■ Problem description
Please write out the lines of the data exactly, beginning with the first and ending with the line containing "from matplotlib.patches import Rectangle"; leave the pictures behind.

-- Begin --

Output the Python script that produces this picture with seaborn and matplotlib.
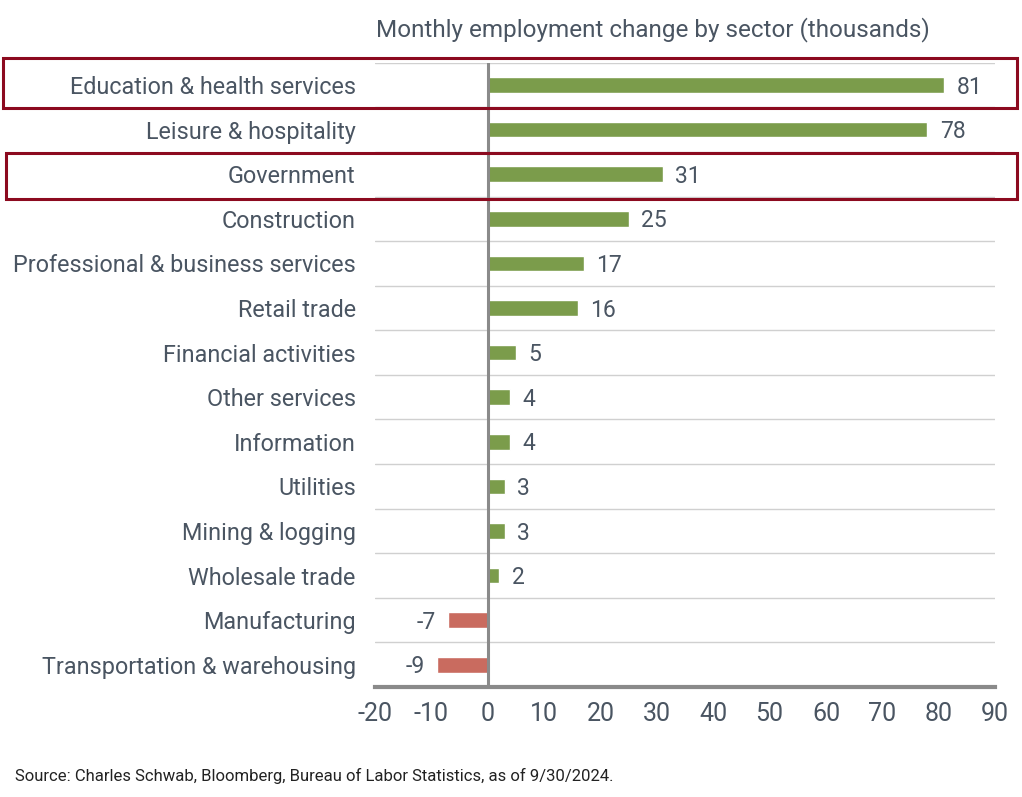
import pandas as pd
import matplotlib.pyplot as plt
import seaborn as sns
from matplotlib.patches import Rectangle

sectors = ['Education & health services', 'Leisure & hospitality', 'Government',
           'Construction', 'Professional & business services', 'Retail trade',
           'Financial activities', 'Other services', 'Information', 'Utilities',
           'Mining & logging', 'Wholesale trade', 'Manufacturing',
           'Transportation & warehousing']
changes = [81, 78, 31, 25, 17, 16, 5, 4, 4, 3, 3, 2, -7, -9]
x_ticks = [-20, -10, 0, 10, 20, 30, 40, 50, 60, 70, 80, 90]

GREEN = '#7b9c4b'
RED = '#c96b5f'
TEXT = '#4a5562'
BOX = '#8c0a1f'

sns.set_style('white')
plt.rcParams['font.family'] = ['Roboto', 'DejaVu Sans']

df = pd.DataFrame({'sector': sectors, 'change': changes})
df['sign'] = ['pos' if v >= 0 else 'neg' for v in df['change']]

fig = plt.figure(figsize=(10.22, 7.97), dpi=100)
ax = fig.add_axes([0.367, 0.138, 0.6066, 0.7833])

sns.barplot(data=df, x='change', y='sector', hue='sign', orient='h',
            palette={'pos': GREEN, 'neg': RED}, width=0.35, legend=False,
            saturation=1, ax=ax)

ax.set_xlim(-20, 90)
ax.set_ylim(len(sectors) - 0.5, -0.5)
ax.set_xticks(x_ticks)
ax.set_xticklabels([str(t) for t in x_ticks], fontsize=18, color=TEXT,
                   family=['Liberation Sans Narrow', 'Roboto', 'DejaVu Sans'])
ax.tick_params(axis='y', labelsize=16.8, colors=TEXT, length=0, pad=14)
ax.tick_params(axis='x', length=0, pad=11)
ax.set_xlabel('')
ax.set_ylabel('')

# row separators
for b in range(len(sectors)):
    ax.axhline(b - 0.5, color='#d0d0d0', lw=1, zorder=0)
ax.axvline(0, color='#8a8a8a', lw=2.2, zorder=3)

for s in ['top', 'right', 'left']:
    ax.spines[s].set_visible(False)
ax.spines['bottom'].set_color('#8a8a8a')
ax.spines['bottom'].set_linewidth(3)

# value labels
for i, v in enumerate(changes):
    if v >= 0:
        ax.annotate(str(v), (v, i), xytext=(9, -1.5), textcoords='offset points',
                    ha='left', va='center', fontsize=16.5, color=TEXT)
    else:
        ax.annotate(str(v), (v, i), xytext=(-9, -1.5), textcoords='offset points',
                    ha='right', va='center', fontsize=16.5, color=TEXT)

# highlight boxes
fig.patches.append(Rectangle((3 / 1022, 1 - 108 / 797), 1014 / 1022, 50 / 797,
                             transform=fig.transFigure, fill=False,
                             edgecolor=BOX, lw=2.2, zorder=5))
fig.patches.append(Rectangle((6 / 1022, 1 - 199 / 797), 1011 / 1022, 46 / 797,
                             transform=fig.transFigure, fill=False,
                             edgecolor=BOX, lw=2.2, zorder=5))

fig.text(376 / 1022, 1 - 30 / 797, 'Monthly employment change by sector (thousands)',
         fontsize=17.5, color=TEXT, ha='left', va='center')
fig.text(15 / 1022, 1 - 776 / 797,
         'Source: Charles Schwab, Bloomberg, Bureau of Labor Statistics, as of 9/30/2024.',
         fontsize=12, color='#222222', ha='left', va='center',
         family=['Liberation Sans Narrow', 'Roboto', 'DejaVu Sans'])

fig.savefig('out.png', dpi=100)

-- End --

■ Reply to the task
Output the Python script that produces this picture with seaborn and matplotlib.
import pandas as pd
import matplotlib.pyplot as plt
import seaborn as sns
from matplotlib.patches import Rectangle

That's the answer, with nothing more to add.